Reflexões Rápidas: Bontzie, o Silencioso, de IL Peretz

1) Meu conhecimento da literatura iídiche é muito pequeno, mas compreendo melhor de onde a ironia e o fantástico vieram pra povoar os textos de Kafka e Schulz.
2) Difícil não ler contos assim e não pensar em como eles lembram os de Chekhov. Nunca estudei a fundo a relação, influência, mas parece haver indícios.
3) O conto se situa nesse espaço social europeu onde o judeu é o ser humano a quem é negada esse status. Enquanto útil, ainda vai, mas na primeira oportunidade... E isso se concentra na vida de um idoso de nome Bontzie, cuja vida foi uma série de infortúnios, dentro e fora da comunidade. Sem amigos, sem posses, sem voz. Não há a quem possa recorrer. E um dia, tragicamente morre ao quebrar a coluna levantando uma carga pesada. Aceito no Céu, recebido como um igual pelo próprio Abraão (!), sente-se deslocado porque tudo que vê e lhe oferecem é descomunal.
4) Um elemento que eu adoro em alguns desses contos - dos que li até agora - é a ironia: a resposta de Bontzie ao que ele deseja envergonha o próprio Céu, o próprio Javé.
4a) Nessa hora até lembrei de Stephen Fry falando que, se Deus existisse, ia falar um monte pra Ele.

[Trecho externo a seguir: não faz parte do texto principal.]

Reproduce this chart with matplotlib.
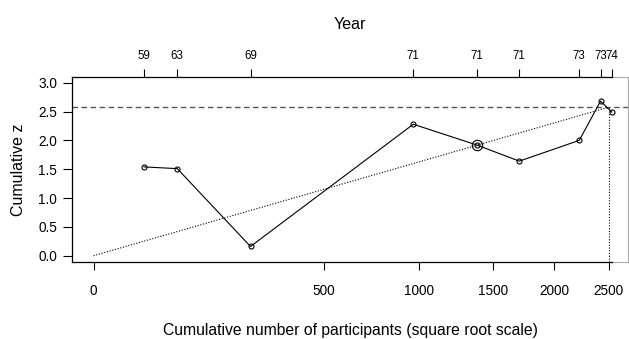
import numpy as np
import matplotlib
matplotlib.use('Agg')
import matplotlib.pyplot as plt

plt.rcParams['font.family'] = ['Liberation Sans', 'DejaVu Sans']

# cumulative meta-analysis: participants, cumulative z, publication year
participants = [24, 66, 232, 963, 1383, 1707, 2222, 2421, 2530]
cum_z = [1.54, 1.51, 0.16, 2.28, 1.92, 1.64, 2.00, 2.68, 2.49]
years = ['59', '63', '69', '71', '71', '71', '73', '73', '74']
highlight = 4  # trial ringed on the plot

z_crit = 2.576
info_size = 2500
x_ticks = [0, 500, 1000, 1500, 2000, 2500]
y_ticks = [0.0, 0.5, 1.0, 1.5, 2.0, 2.5, 3.0]
x_lim = (-4.5, 2694)
y_lim = (-0.11, 3.1)


def fwd(x):
    x = np.asarray(x, dtype=float)
    return np.sign(x) * np.sqrt(np.abs(x))


def inv(x):
    x = np.asarray(x, dtype=float)
    return np.sign(x) * x ** 2


fig = plt.figure(figsize=(6.29, 3.39), dpi=100)
ax = fig.add_axes([0.114, 0.227, 0.885, 0.546])
ax.set_xscale('function', functions=(fwd, inv))
ax.set_xlim(*x_lim)
ax.set_ylim(*y_lim)

# boundary line and required information size
ax.axhline(z_crit, color='#555555', lw=1.0, ls=(0, (4, 2.5)))
ax.plot([info_size, info_size], [y_lim[0], z_crit], color='black', lw=0.8, ls=(0, (1, 1.5)))
xs = np.linspace(0, info_size, 200)
ax.plot(xs, z_crit * np.sqrt(xs / info_size), color='black', lw=0.8, ls=(0, (1, 1.5)))

ax.plot(participants, cum_z, color='black', lw=0.8, marker='o', ms=3.6,
        mfc='none', mec='black', mew=0.8)
ax.plot(participants[highlight], cum_z[highlight], marker='o', ms=7.5,
        mfc='none', mec='black', mew=0.8)

ax.set_xticks(x_ticks)
ax.set_xticklabels([str(t) for t in x_ticks])
ax.set_yticks(y_ticks)
ax.set_yticklabels([f'{t:.1f}' for t in y_ticks])
ax.tick_params(axis='y', direction='out', length=6.5, width=0.8, labelsize=9.8, pad=4)
ax.tick_params(axis='x', direction='out', length=6, width=0.8, labelsize=9.8, pad=10)

# black axis lines stop at the last trial, the rest of the frame is grey
last = participants[-1]
for side in ['left', 'bottom', 'top']:
    ax.spines[side].set_linewidth(0.9)
ax.spines['bottom'].set_bounds(x_lim[0], last)
ax.spines['top'].set_bounds(x_lim[0], last)
ax.spines['right'].set_color('#aaaaaa')
ax.spines['right'].set_linewidth(0.8)
for yy in y_lim:
    ax.plot([last, x_lim[1]], [yy, yy], color='#aaaaaa', lw=0.8, clip_on=False)

ax.set_xlabel('Cumulative number of participants (square root scale)', fontsize=11.3, labelpad=18)
ax.set_ylabel('Cumulative z', fontsize=11.5, labelpad=9)

# year of each trial along the top
top = ax.twiny()
top.set_xscale('function', functions=(fwd, inv))
top.set_xlim(*x_lim)
top.set_xticks(participants)
top.set_xticklabels(years)
top.tick_params(direction='out', length=6, width=0.8, labelsize=8.3, pad=5)
for side in ['right', 'top', 'bottom', 'left']:
    top.spines[side].set_visible(False)
top.set_xlabel('Year', fontsize=11.5, labelpad=15)

fig.savefig('out.png', dpi=100, facecolor='white')
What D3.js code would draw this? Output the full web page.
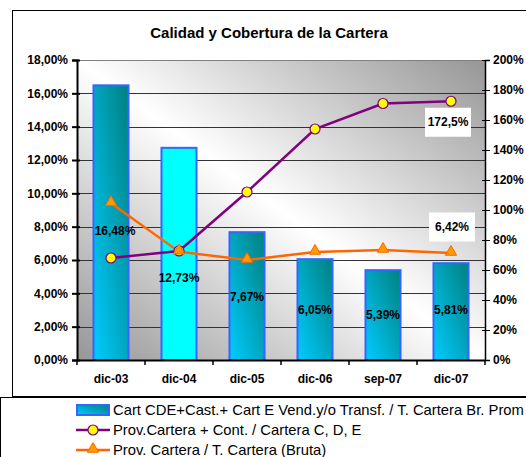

4b) Apenas o Acusador cai na risada com a resposta porque há empatia - Bontzie deixa claro, sem querer, o absurdo a que foi submetido por "instâncias superiores". De que adiantava ter sido mais humilde que Jó ou ter uma voz que poderia derrubar os muros de Jericó se ele não conseguiria fazer uso disso?
4c) Nessa hora eu lembro do pároco falando ao padre em Luz de Inverno que o sofrimento de Cristo não se compara ao sofrimento de muitos no cotidiano. De certo modo, todos somos bodes e cordeiros em algum grau.
4d) Mas por que digo que há ironia? O desejo de um ser humano destroçado como Bontzie é simples, e o que o Céu lhe tem a oferecer é algo suntuoso. Mesmo que o Juiz diga que aquela é a verdadeira realidade, Bontzie só conhece a que viveu. (Ei, isso me lembrou do meu poema!) Ou seja, o conformismo de Bontzie se mantém mesmo onde poderia se assentar ao lado dos Patriarcas.
5) Algo recorrente na literatura judaica é o ponto em que o protagonista judeu percebe que só pode contar consigo - vide o Sueco de Pastoral Americana, que descobre que não importa quão integrado esteja à sociedade secular, ele ainda está só, ou Associação Judaica de Polícia, onde o protagonista vê que a Verdade é uma mercadoria negociada e abatida de tempos em tempos tanto pelos seus quanto pelos seus inimigos.
5a) Aliás, já que mencionei Roth, a cena de Bontzie envergonhando o Céu me lembra dois contos do autor: A Conversão dos Judeus e Eli, o Fanático, onde, respectivamente, uma criança cansada de apanhar e um judeu integrado à sociedade secular constrangem os seus ao expor a situação limítrofe em que se encontram - o primeiro fazendo todos virarem cristãos na base de uma ameaça, apagando-lhes a identidade, e o segundo exibindo o resultado do totalitarismo no contato secular, o que lhes erradicaria. Então, no fim das contas, quem é Javé para querer julgar que Bontzie mereça algo?, a pergunta que o Acusador não faz.
6) É um conto gostoso de ler, mas que tem a maior parte de sua força contida na parte do Céu, no fantástico, onde se realiza o julgamento do protagonista. Quando captamos que ninguém no Céu tem uma medida do sofrimento do réu, nossa percepção sobre o fato de haver um julgamento muda - e imagino que deva pesar mais pra quem realmente acredita que é assim que acontece(rá). Tudo acaba soando vazio na voz dos anjos, mesmo de Abraão e Javé, e é quando Bontzie dá a resposta final que sentimos o baque - o Acusador ri porque toda aquela situação não é um auto, mas uma farsa.